By June 6, 2015September 4th, 2018

Ask Franchisors whether they prefer arbitration or litigation and you will get quite an array of viewpoints. Occasionally, opinions are based upon experience, but more often than not, mere perception.

Because each franchisor’s business is unique, what works for one company may not work for another. In order to make an informed decision on whether to use litigation or arbitration, a franchisor must understand the advantages and disadvantages of each forum. To do this, a franchisor needs the benefit of legal counsel with a knowledge about franchising.  Additionally, legal counsel must know how your business actually functions. All too often when I review a new client’s franchising program, the client never had any meaningful input about the decision on whether to use arbitration or litigation. There was never a discussion on the advantages or disadvantages of each format, particularly when considering how each format relates to that client’s unique business.

The choice of litigation may be beneficial for one client and detrimental to another.  There aren’t any “cookie cutter” molds to facilitate your decision. There are however, some relevant questions to answer in guiding your decision.

Paramount to any decision should be the cost of each approach. Litigation often involves expensive discovery consisting of motions ad infinitum and depositions that rob a growing franchisor of its most precious resource – key people.

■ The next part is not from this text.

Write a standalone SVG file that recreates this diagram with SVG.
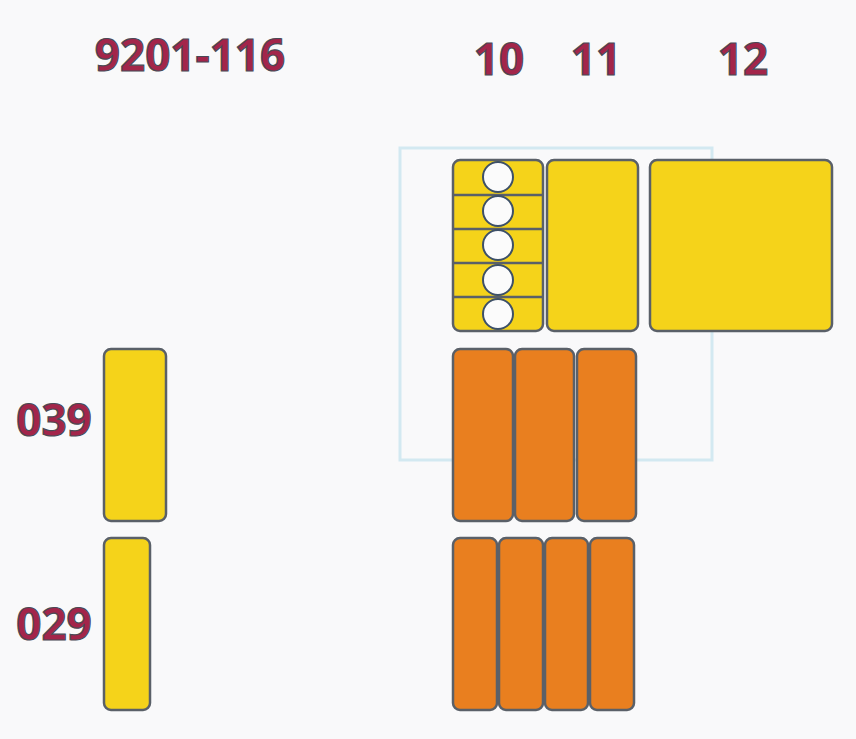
<svg xmlns="http://www.w3.org/2000/svg" width="856" height="739" viewBox="0 0 856 739">
<style>
.t{font-family:"Open Sans","Noto Sans",sans-serif;font-weight:bold;font-size:44px;fill:#a3254a;stroke:#4a4a55;stroke-width:1.2;text-anchor:middle}
.y{fill:#f5d31a;stroke:#5a6068;stroke-width:2.5}
.o{fill:#e97f1f;stroke:#5a6068;stroke-width:2.5}
.in{fill:none;stroke:#e8e0b0;stroke-width:1;opacity:.6}
.c{fill:#fbfbfb;stroke:#3d5068;stroke-width:2}
</style>
<rect width="856" height="739" fill="#f9f9fa"/>
<rect id="frame" x="400" y="148" width="312" height="312" fill="none" stroke="#d3e9f1" stroke-width="3"/>
<g id="labels">
<text class="t" x="190" y="71">9201-116</text>
<text class="t" x="499" y="75">10</text>
<text class="t" x="596" y="75">11</text>
<text class="t" x="743" y="75">12</text>
<text class="t" x="54" y="436">039</text>
<text class="t" x="54" y="640">029</text>
</g>
<g id="n10">
<rect class="y" x="453" y="160" width="90" height="171" rx="7"/>
<g stroke="#5a6068" stroke-width="2.5"><line x1="453" y1="195" x2="543" y2="195"/><line x1="453" y1="229" x2="543" y2="229"/><line x1="453" y1="263" x2="543" y2="263"/><line x1="453" y1="297" x2="543" y2="297"/></g>
<circle class="c" cx="498" cy="177" r="15"/><circle class="c" cx="498" cy="211" r="15"/><circle class="c" cx="498" cy="245" r="15"/><circle class="c" cx="498" cy="280" r="15"/><circle class="c" cx="498" cy="314" r="15"/>
</g>
<g id="n11"><rect class="y" x="547" y="160" width="91" height="171" rx="7"/></g>
<g id="n12"><rect class="y" x="650" y="160" width="182" height="171" rx="7"/></g>
<g id="orange1">
<rect class="o" x="453" y="349" width="60" height="172" rx="7"/>
<rect class="o" x="515" y="349" width="59" height="172" rx="7"/>
<rect class="o" x="577" y="349" width="59" height="172" rx="7"/>
</g>
<g id="orange2">
<rect class="o" x="453" y="538" width="44" height="172" rx="7"/>
<rect class="o" x="499" y="538" width="44" height="172" rx="7"/>
<rect class="o" x="545" y="538" width="43" height="172" rx="7"/>
<rect class="o" x="590" y="538" width="44" height="172" rx="7"/>
</g>
<g id="n039"><rect class="y" x="104" y="349" width="62" height="172" rx="7"/></g>
<g id="n029"><rect class="y" x="104" y="538" width="46" height="172" rx="7"/></g>
<g id="connectors"></g>
</svg>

On the other hand, arbitration may be extremely expensive. When looking at arbitration filing fees and the cost per day of each arbitrator hearing a dispute, the price can quickly rise to thousands of dollars.

This disadvantage may, however, work as an advantage for some franchisors.

Cost for a franchisee to initiate arbitration can be a deterrent to a franchisee’s aggressiveness. It is amazing, but many litigious franchisees will think twice about initiating arbitration when they are advised about its costs and are unable to find an attorney to represent them on a contingency fee basis.

An important area to consider in a franchisor’s decision on whether to use litigation or arbitration is whether a franchisor has any avenue of appeal if it does not believe the decision follows legal precedent. Litigation is structured and a judge must follow the law and, if not, there are appellate courts to ensure compliance with the law. Unfortunately in arbitration, appellate review is very limited. We sometimes find arbitrators who believe their function is to provide equity, and in doing so, they tend to compromise. With limited appellate review, there may be no viable avenue for a franchisor to appeal the arbitration decision. This would appear to be a definite strike against arbitration, but it must also be weighed in conjunction with a survey finding that the average and median jury verdicts against franchisors were dramatically higher (almost seven times) than the awards judges and arbitrators rendered against franchisors.

Whether to utilize arbitration or litigation requires a thorough knowledge of the advantages and disadvantages of both concepts. As a franchisor, be diligent in learning all the pluses and minuses of each process. Don’t fall into the trap of one size fits all.